Lady Longhorn volleyball coach Arnold Stonebrink is summing up his team’s appearance in the 3A state tournament by saying, “We had enough in the tank to get past Wickenburg, but did not have enough to overcome Window Rock.”
The Lady Horns took a lofty No. 6 seed into the tournament played Nov. 5 at Tim’s Toyota Center in Prescott Valley and opened with a 3-1 win over Wickenburg. The Lady Horns won the first two sets 25-20 and 25-22, but lost the third 25-21.
In the fourth, Payson won 25-23 to send the Lady Wranglers packing home.
In the second tournament match against always-tough Window Rock, PHS lost the first two sets 25-20 and 25-22, but recovered to win the third, 25-21. Window Rock, who later advanced to the state championship only to fall to Monument Valley, claimed the fourth and deciding set 25-18.
Following the loss, Stonebrink lamented, “I can’t say I’m not disappointed. I’m disappointed, not because we lost a match we should have won, but because we lost a match we could have won.”
For the Lady Horns to whip the Fighting Scouts, however, the Payson players would have had to muster what the coach calls “a tip-top performance” such as those churned out late in the year in wins over Flagstaff, Snowflake and vs. Blue Ridge in the regional championship match.
“Window Rock is a tough, solid team and it would have taken a supreme performance to defeat them,” Stonebrink said. “A first look at our (state) bracket seemed to be a good draw, but it was paved with reservation schools and they are always tough.”
Although the coach is obviously disappointed with the defeat, he’s says there is a bright side, “The East teams did quite well in the tournament.
“All three won their first matches, meaning three of the final eight teams were from the East.”
Snowflake showed the best of the East teams, reaching the final four before losing to Monument Valley.
In reflecting on the season, Stonebrink calls it “terrific” and one in which the players set lofty goals for themselves.
“Some of them we met, others we fell just short of,” he said. “We met our goal of winning the region, but fell short of making the final four.”
The coach looks back on Window Rock, a No. 3 seed, as a team he knew would be extremely tough, but a squad that exceeded his expectations.
“What I didn’t expect was the big strong block they consistently threw against us, they definitely put a crimp into our hitting game,” he said.
What the coach did anticipate from WR was the type of play seen in most reservation teams, “They played smart, moved well in the back row and passed well.”
In the first set, the Lady Horns took an early lead only to see the Scouts rally to take over midway through.
“They refused to let us string together a serving run of more than two points,” Stonebrink said.
Trinity England did enjoy some success in the five-point loss, scoring four kills.

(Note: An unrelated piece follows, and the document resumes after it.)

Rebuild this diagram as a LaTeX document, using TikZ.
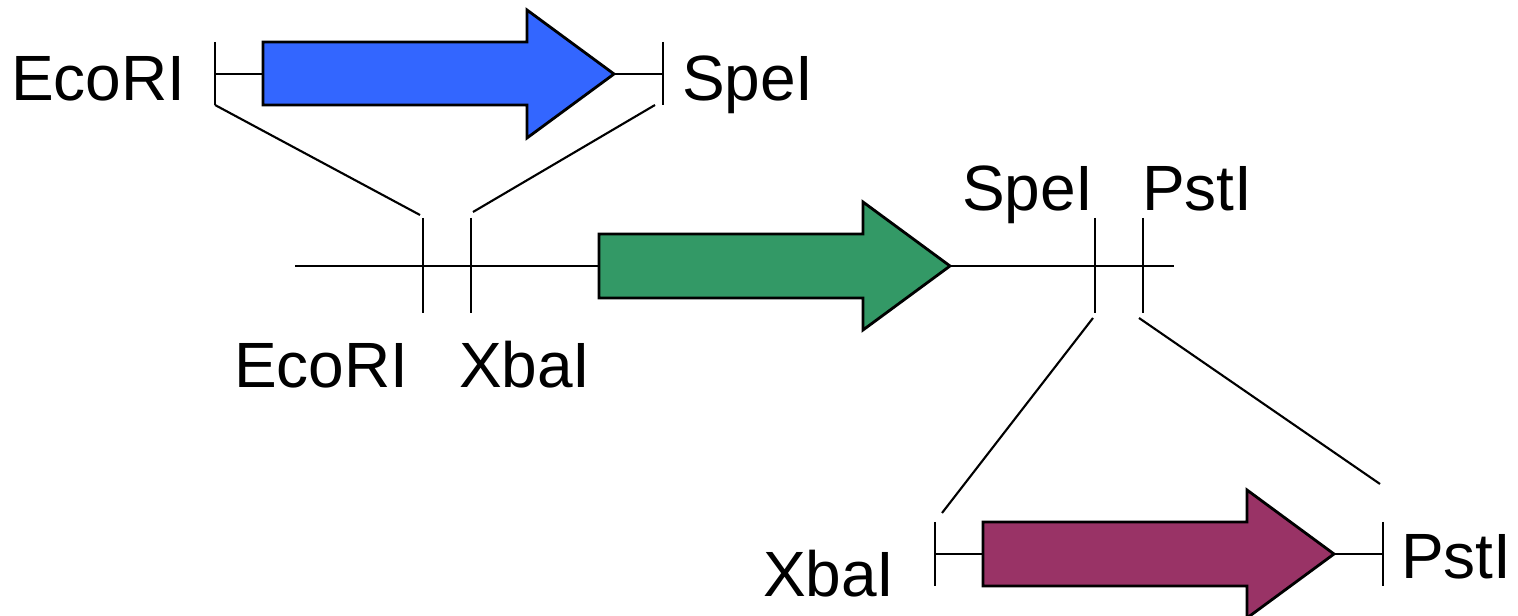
\documentclass[tikz,border=0pt]{standalone}
\usepackage{fontspec}
\setmainfont{Liberation Sans}
\definecolor{geneblue}{HTML}{3366FF}
\definecolor{genegreen}{HTML}{339966}
\definecolor{genepurple}{HTML}{993366}
\begin{document}
\begin{tikzpicture}[x=0.01cm,y=-0.01cm, line width=0.6pt,
  lbl/.style={anchor=base west, inner sep=0pt, font=\fontsize{18.2}{22}\selectfont},
  gene/.style={draw=black, line width=0.8pt, line join=miter}]
\useasboundingbox (0,0) rectangle (1518,616);

% ---------- top part ----------
\coordinate (tEt) at (215,42);  \coordinate (tEb) at (215,105); \coordinate (tEm) at (215,74);
\coordinate (tSt) at (663,42);  \coordinate (tSb) at (663,105); \coordinate (tSm) at (663,74);
\coordinate (blueL) at (263,74); \coordinate (blueT) at (614,74);
\draw (tEt) -- (tEb);
\draw (tSt) -- (tSb);
\draw (tEm) -- (blueL);
\draw (blueT) -- (tSm);
\path[gene, fill=geneblue] (263,42) -- (527,42) -- (527,10) -- (blueT) -- (527,138) -- (527,105) -- (263,105) -- cycle;
\node[lbl] (lEcoTop) at (10,101) {EcoRI};
\node[lbl] (lSpeTop) at (681,101) {SpeI};

% ---------- middle part ----------
\coordinate (mL) at (295,266);
\coordinate (mR) at (1174,266);
\coordinate (mEt) at (423,218); \coordinate (mEb) at (423,313);
\coordinate (mXt) at (471,218); \coordinate (mXb) at (471,313);
\coordinate (mSt) at (1095,218); \coordinate (mSb) at (1095,313);
\coordinate (mPt) at (1143,218); \coordinate (mPb) at (1143,313);
\coordinate (greenL) at (599,266); \coordinate (greenT) at (950,266);
\draw (mL) -- (greenL);
\draw (greenT) -- (mR);
\draw (mEt) -- (mEb);
\draw (mXt) -- (mXb);
\draw (mSt) -- (mSb);
\draw (mPt) -- (mPb);
\path[gene, fill=genegreen] (599,234) -- (863,234) -- (863,202) -- (greenT) -- (863,330) -- (863,298) -- (599,298) -- cycle;
\node[lbl] (lEcoMid) at (233,388) {EcoRI};
\node[lbl] (lXbaMid) at (458,388) {XbaI};
\node[lbl] (lSpeMid) at (961,211) {SpeI};
\node[lbl] (lPstMid) at (1141,211) {PstI};

% ---------- bottom part ----------
\coordinate (bXt) at (935,522); \coordinate (bXb) at (935,586); \coordinate (bXm) at (935,554);
\coordinate (bPt) at (1383,522); \coordinate (bPb) at (1383,586); \coordinate (bPm) at (1383,554);
\coordinate (purpleL) at (983,554); \coordinate (purpleT) at (1334,554);
\draw (bXt) -- (bXb);
\draw (bPt) -- (bPb);
\draw (bXm) -- (purpleL);
\draw (purpleT) -- (bPm);
\path[gene, fill=genepurple] (983,522) -- (1247,522) -- (1247,490) -- (purpleT) -- (1247,618) -- (1247,586) -- (983,586) -- cycle;
\node[lbl] (lXbaBot) at (762,597) {XbaI};
\node[lbl] (lPstBot) at (1400,579) {PstI};

% ---------- zoom lines ----------
\coordinate (z1a) at (215,105); \coordinate (z1b) at (420,215);
\coordinate (z2a) at (655,105); \coordinate (z2b) at (473,212);
\coordinate (z3a) at (1093,318); \coordinate (z3b) at (942,513);
\coordinate (z4a) at (1139,318); \coordinate (z4b) at (1380,484);
\draw (z1a) -- (z1b);
\draw (z2a) -- (z2b);
\draw (z3a) -- (z3b);
\draw (z4a) -- (z4b);
\end{tikzpicture}
\end{document}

In the second set, Payson took a 12-8 lead, but once again the Scouts roared back to win by three.
England finished with six kills.
In the elimination set, Payson won by three, mostly because the hitting game, which had been on life support, suddenly showed signs of recovery.
Cami Barnett had five kills, England scored four and Katelyn Curtis had three. Rachel Creighton proved to be floor general, dishing out 13 assists.
“The fourth set was a real grind,” said Stonebrink. “The girls battled and clawed and seemed poised to drive the game to a fifth set with a 17-15 lead.”
A win was not in the cards, however, as the Scouts went on a 10-1 run to close out the set, match and Payson’s season.
With the campaign over, the Lady Horns will gather for one final time for the traditional awards banquet. Players will also be anxiously awaiting the naming of the All-East members chosen in a voting of coaches.